Your 'agent' - Dreamstime - just licensed one of your photos to a corporation with a market cap of $344 billion, with the potential for that photo to be seen around the planet. You get $2. You should be happy with the deal he cut for you. He's a hard bargainer.
That's what you have to accept, in order to believe this is "a good deal". Are we there yet?
There was nothing stopping this from happening before, though, for $0.35 to the contributor! Starbucks could purchase a shot of coffee beans and plaster it all over the world, Hilton could print wall art in their hotel chain, a web designer could use our images for Fortune 500 company websites, etc. Did Serban drive a hard bargain? Is it any kind of 'good deal' for contributors? No. But did he attract a large client to purchase RF licensing from DT? Yes. Surely better news for the site than contributors, though...
When you read between the lines in people's posts, I think the real complaint here is that sites sell images as RF for subscription (or low dollar) pricing at all.

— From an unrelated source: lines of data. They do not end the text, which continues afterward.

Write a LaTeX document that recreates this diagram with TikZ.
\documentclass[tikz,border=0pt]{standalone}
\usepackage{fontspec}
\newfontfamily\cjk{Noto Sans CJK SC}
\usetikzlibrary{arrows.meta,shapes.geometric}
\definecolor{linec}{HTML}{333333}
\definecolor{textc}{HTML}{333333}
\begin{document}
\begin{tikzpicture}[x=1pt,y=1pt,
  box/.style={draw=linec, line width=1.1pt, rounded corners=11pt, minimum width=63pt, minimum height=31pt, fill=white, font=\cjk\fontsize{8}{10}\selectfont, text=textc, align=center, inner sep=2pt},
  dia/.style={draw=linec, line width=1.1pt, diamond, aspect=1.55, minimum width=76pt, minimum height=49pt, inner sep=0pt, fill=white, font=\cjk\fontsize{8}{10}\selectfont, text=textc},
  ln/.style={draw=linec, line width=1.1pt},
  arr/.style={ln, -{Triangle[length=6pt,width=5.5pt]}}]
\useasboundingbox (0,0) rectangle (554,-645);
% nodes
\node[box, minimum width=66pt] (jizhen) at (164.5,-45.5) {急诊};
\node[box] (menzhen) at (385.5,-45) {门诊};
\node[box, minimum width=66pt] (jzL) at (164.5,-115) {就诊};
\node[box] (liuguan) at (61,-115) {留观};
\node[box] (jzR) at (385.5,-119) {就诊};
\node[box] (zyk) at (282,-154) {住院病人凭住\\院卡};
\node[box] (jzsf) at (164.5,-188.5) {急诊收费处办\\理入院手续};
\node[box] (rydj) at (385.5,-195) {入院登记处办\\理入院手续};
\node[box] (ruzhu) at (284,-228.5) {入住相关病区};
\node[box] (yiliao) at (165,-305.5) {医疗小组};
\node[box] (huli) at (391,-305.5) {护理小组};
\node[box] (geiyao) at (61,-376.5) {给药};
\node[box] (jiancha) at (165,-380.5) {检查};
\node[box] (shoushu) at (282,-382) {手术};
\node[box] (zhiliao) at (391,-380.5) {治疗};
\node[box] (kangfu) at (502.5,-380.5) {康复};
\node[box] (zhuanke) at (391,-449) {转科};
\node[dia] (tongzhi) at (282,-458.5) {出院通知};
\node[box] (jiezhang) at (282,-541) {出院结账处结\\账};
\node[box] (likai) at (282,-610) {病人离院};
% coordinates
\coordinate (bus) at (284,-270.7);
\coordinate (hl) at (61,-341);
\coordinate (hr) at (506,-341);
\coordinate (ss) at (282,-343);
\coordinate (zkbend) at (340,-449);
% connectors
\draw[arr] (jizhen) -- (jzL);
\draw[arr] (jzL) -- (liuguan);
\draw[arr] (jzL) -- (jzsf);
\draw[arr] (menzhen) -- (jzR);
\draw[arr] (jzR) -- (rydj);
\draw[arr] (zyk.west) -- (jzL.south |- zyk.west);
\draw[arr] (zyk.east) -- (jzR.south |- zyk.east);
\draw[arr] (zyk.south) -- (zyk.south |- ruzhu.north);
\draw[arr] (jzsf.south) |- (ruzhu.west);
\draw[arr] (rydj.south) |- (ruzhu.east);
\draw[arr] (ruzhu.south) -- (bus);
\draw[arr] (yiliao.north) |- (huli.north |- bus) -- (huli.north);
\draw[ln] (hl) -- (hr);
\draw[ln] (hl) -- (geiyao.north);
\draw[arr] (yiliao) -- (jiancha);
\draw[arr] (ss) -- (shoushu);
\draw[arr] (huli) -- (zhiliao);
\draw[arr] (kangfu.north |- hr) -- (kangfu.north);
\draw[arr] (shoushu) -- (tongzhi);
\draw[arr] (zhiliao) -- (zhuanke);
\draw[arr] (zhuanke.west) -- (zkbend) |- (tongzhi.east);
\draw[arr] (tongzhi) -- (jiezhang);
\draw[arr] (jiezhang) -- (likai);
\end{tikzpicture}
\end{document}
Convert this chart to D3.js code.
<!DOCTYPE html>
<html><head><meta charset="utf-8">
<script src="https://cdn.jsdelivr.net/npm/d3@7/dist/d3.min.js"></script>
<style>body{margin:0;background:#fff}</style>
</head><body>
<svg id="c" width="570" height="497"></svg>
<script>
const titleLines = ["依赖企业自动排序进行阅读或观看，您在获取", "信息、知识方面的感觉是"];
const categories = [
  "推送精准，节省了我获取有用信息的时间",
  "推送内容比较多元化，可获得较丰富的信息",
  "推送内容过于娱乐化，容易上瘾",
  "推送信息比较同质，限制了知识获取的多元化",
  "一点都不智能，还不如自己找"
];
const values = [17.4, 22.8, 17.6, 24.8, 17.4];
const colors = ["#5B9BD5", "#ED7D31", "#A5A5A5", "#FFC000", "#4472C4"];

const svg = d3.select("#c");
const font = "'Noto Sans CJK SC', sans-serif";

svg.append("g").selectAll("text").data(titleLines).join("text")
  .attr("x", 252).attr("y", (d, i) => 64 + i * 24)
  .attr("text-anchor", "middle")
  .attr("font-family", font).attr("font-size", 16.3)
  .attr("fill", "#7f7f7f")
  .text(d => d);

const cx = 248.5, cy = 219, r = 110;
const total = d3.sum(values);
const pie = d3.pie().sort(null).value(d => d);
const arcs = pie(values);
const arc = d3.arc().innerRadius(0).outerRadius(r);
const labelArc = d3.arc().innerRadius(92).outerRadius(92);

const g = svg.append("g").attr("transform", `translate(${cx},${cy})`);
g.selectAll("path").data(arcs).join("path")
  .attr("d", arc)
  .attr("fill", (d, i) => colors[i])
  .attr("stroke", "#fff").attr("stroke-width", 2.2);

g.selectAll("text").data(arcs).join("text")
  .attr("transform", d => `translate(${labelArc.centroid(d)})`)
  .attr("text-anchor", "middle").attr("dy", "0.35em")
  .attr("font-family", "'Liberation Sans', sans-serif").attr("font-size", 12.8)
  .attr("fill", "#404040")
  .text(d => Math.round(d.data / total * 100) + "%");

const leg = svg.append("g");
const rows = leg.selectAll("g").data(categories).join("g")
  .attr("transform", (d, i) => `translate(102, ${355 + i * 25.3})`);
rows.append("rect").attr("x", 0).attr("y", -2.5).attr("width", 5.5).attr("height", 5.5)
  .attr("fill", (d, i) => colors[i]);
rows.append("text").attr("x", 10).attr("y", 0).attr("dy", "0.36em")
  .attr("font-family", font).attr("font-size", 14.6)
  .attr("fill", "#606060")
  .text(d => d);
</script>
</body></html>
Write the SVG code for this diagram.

This deal is just a sad reminder of the potential of what one agrees to, when one agrees to sell RF under a subscription model... This use by Google sounds to me exactly like what the RF license was intended for (which is to say nothing about getting good returns for the contributor):
What Royalty-Free means is that you pay for the image only once and then you can use it as many times as you like, with just a few restrictions. In other words, there are no license fees except the initial fee and no other royalties to be paid except those included in the initial cost.
...you may use the image in a concept in as many websites as you want, for any number of clients.
Their announcement sounds more like a news release for shareholders, than for contributors!

Yes - every photos needs titles and keywords, but if you do a series you can copy them around. Whether you can do a series or not depends on the site, but most seem to allow it to some degree.